Cédric Sapin-Defour avec ses chiens dont Ubac - PHOTO DR |
Mais je ne veux pas raconter le livre, en donner même un résumé. Aucun intérêt. Je l'ai dit en finissant le précédent article, je veux donner un autre exemple de ce que j'ai appelé la règle de trois. Et la règle de trois ici concerne le nom de ce bouvier bernois : Ubac. Baptiser ce chien n'a pas été simple pour CSD (j'abrège, c'est trop long à taper). Comme il le dit très bien "Nommer un être, ce n'est pas tout à fait rien, l'on sait trop quel rapport embarrassé on peut entretenir avec son propre prénom, cette marque intime, collante et qu'on n'a pas choisie, à laquelle au mieux, au bout d'une vie, l'on se fait mais qui souvent nous dépareille jusqu'au sérieux projet d'en changer, jusqu'aux manoeuvres d'un surnom plus apprêté. Mes amis m'appellent Pinpin, on dirait l'idiot du village mais je le préfère dix fois à l'officiel." (p. 57)

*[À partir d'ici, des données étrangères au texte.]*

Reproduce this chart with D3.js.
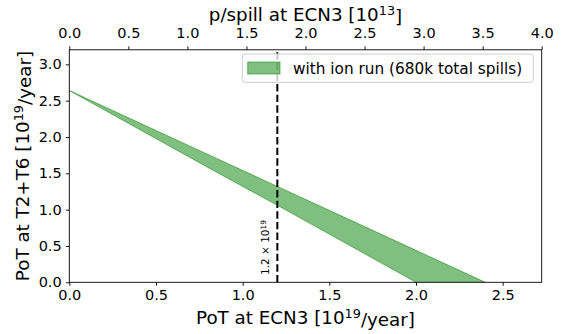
<!DOCTYPE html>
<meta charset="utf-8">
<script src="https://d3js.org/d3.v7.min.js"></script>
<style>
  body { margin: 0; background: #fff; }
  svg text { font-family: "DejaVu Sans", sans-serif; fill: #000; }
</style>
<svg id="chart" width="574" height="334"></svg>

<script>
// band: PoT at T2+T6 vs PoT at ECN3 (both in 1e19/year)
var potEcn3   = [0, 0.4, 0.8, 1.2, 1.6, 2.0, 2.4];
var upperT2T6 = [2.64, 2.20, 1.76, 1.32, 0.88, 0.44, 0.00];
var lowerT2T6 = [2.64, 2.11, 1.58, 1.06, 0.53, 0.00, -0.53];

var xTicks   = [0, 0.5, 1.0, 1.5, 2.0, 2.5];
var yTicks   = [0, 0.5, 1.0, 1.5, 2.0, 2.5, 3.0];
var topTicks = [0, 0.5, 1.0, 1.5, 2.0, 2.5, 3.0, 3.5, 4.0];

var markerPoT = 1.2;
var legendLabel = "with ion run (680k total spills)";

var svg = d3.select("#chart");
// plot box (note: "top" is a reserved window property, so use pl/pr/pt/pb)
var pl = 69.3, pr = 541.7, pt = 49.8, pb = 282.3;

var x = d3.scaleLinear().domain([0, 2.725]).range([pl, pr]);
var xTop = d3.scaleLinear().domain([0, 4]).range([pl, pr]);
var y = d3.scaleLinear().domain([0, 3.2]).range([pb, pt]);

var band = potEcn3.map(function(v, i){ return {x: v, hi: upperT2T6[i], lo: lowerT2T6[i]}; });

svg.append("clipPath").attr("id", "plotclip")
  .append("rect").attr("x", pl).attr("y", pt)
  .attr("width", pr - pl).attr("height", pb - pt);

var area = d3.area()
  .x(function(d){ return x(d.x); })
  .y0(function(d){ return y(d.lo); })
  .y1(function(d){ return y(d.hi); });

svg.append("path")
  .datum(band)
  .attr("clip-path", "url(#plotclip)")
  .attr("d", area)
  .attr("fill", "green").attr("fill-opacity", 0.5)
  .attr("stroke", "green").attr("stroke-opacity", 0.5).attr("stroke-width", 1);

// vertical marker
svg.append("line")
  .attr("x1", x(markerPoT)).attr("x2", x(markerPoT))
  .attr("y1", pb).attr("y2", pt)
  .attr("stroke", "#000").attr("stroke-width", 2)
  .attr("stroke-dasharray", "7.4,3.2");

var mt = svg.append("text")
  .attr("transform", "translate(" + (x(markerPoT) - 8.5) + ",275) rotate(-90)")
  .style("font-size", "10.5px");
mt.append("tspan").text("1.2 \u00d7 10");
mt.append("tspan").attr("dy", "-0.45em").style("font-size", "7.4px").text("19");

// legend
var lg = svg.append("g");
lg.append("rect")
  .attr("x", 242.3).attr("y", 54).attr("width", 291).attr("height", 28.3)
  .attr("rx", 3).attr("fill", "#fff").attr("fill-opacity", 0.8)
  .attr("stroke", "#ccc").attr("stroke-width", 1);
lg.append("rect")
  .attr("x", 247.7).attr("y", 62).attr("width", 32.3).attr("height", 12)
  .attr("fill", "green").attr("fill-opacity", 0.5)
  .attr("stroke", "green").attr("stroke-opacity", 0.5);
lg.append("text").attr("x", 293).attr("y", 74.3)
  .style("font-size", "15.3px").text(legendLabel);

// frame
svg.append("rect")
  .attr("x", pl).attr("y", pt)
  .attr("width", pr - pl).attr("height", pb - pt)
  .attr("fill", "none").attr("stroke", "#000").attr("stroke-width", 0.9);

var fmt = d3.format(".1f");

var gx = svg.append("g").attr("transform", "translate(0," + pb + ")")
  .call(d3.axisBottom(x).tickValues(xTicks).tickFormat(fmt).tickSize(3.5).tickPadding(4.2));
var gy = svg.append("g").attr("transform", "translate(" + pl + ",0)")
  .call(d3.axisLeft(y).tickValues(yTicks).tickFormat(fmt).tickSize(3.5).tickPadding(4.1));
var gt = svg.append("g").attr("transform", "translate(0," + pt + ")")
  .call(d3.axisTop(xTop).tickValues(topTicks).tickFormat(fmt).tickSize(3.5).tickPadding(8.2));

[gx, gy, gt].forEach(function(g){
  g.select(".domain").remove();
  g.selectAll(".tick line").attr("stroke", "#000").attr("stroke-width", 0.9);
  g.selectAll(".tick text").style("font-size", "14.5px")
    .attr("font-family", null).attr("fill", "#000");
});

// axis titles with superscripts
function label(sel, before, sup, after) {
  sel.append("tspan").text(before);
  sel.append("tspan").attr("dy", "-0.45em").style("font-size", "12.8px").text(sup);
  sel.append("tspan").attr("dy", "0.45em").text(after);
}

label(svg.append("text").attr("x", (pl + pr) / 2).attr("y", 324)
  .attr("text-anchor", "middle").style("font-size", "18.3px"),
  "PoT at ECN3 [10", "19", "/year]");

label(svg.append("text").attr("x", (pl + pr) / 2).attr("y", 20.7)
  .attr("text-anchor", "middle").style("font-size", "18.3px"),
  "p/spill at ECN3 [10", "13", "]");

label(svg.append("text")
  .attr("transform", "translate(28.5," + ((pt + pb) / 2) + ") rotate(-90)")
  .attr("text-anchor", "middle").style("font-size", "18.3px"),
  "PoT at T2+T6 [10", "19", "/year]");
</script>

Une chose est sûre, il faut un nom en U, because la Société centrale canine qui, depuis 1926, associe à chaque année une première lettre de nom. Vous me direz qu'on n'est pas obligé d'obéir à la Société centrale canine, les chiens que nous avions à la ferme de mon enfance ont eu des noms qui ne lui devaient rien. Sam et Bouboule ne s'en sont pas plus mal portés. Mais pour CSD, cela semble important, et puis ça réduit l'embarras du choix. Un jour, il a cru trouver avec Utopie. Mais trois syllabes, pour lui, c'était une de trop.
Et puis, avec l'arrivée des premières gelées, le voilà qui se rend une après-midi sur le versant d'ombre de la Dent du Chat. C'est dans le Sud du Jura, en Savoie. Pour ce versant des montagnes privé de soleil, les Savoyards, écrit-il, disent l'envers. Ou le revers. "Ici, il me semble être à ma place. En tête, les grandes pages de l'alpinisme, l'audace des pionniers défiant l'âpreté des faces Nord. En tête, l'histoire terrienne de l'Alpe quand les hommes et les femmes aux petites conditions vivaient à l'ombre pour offrir le soleil aux cultures et donner une chance à la vie. " C'est alors que le nom s'impose tout à coup et dont il s'étonne de ne pas y avoir pensé plus tôt, avec quatre lettres et deux syllabes, "fuyant la lumière mais ne refusant pas les éclats du bonheur. Deux syllabes claquant comme un seul être. Ubac." (p. 60)
Ubac.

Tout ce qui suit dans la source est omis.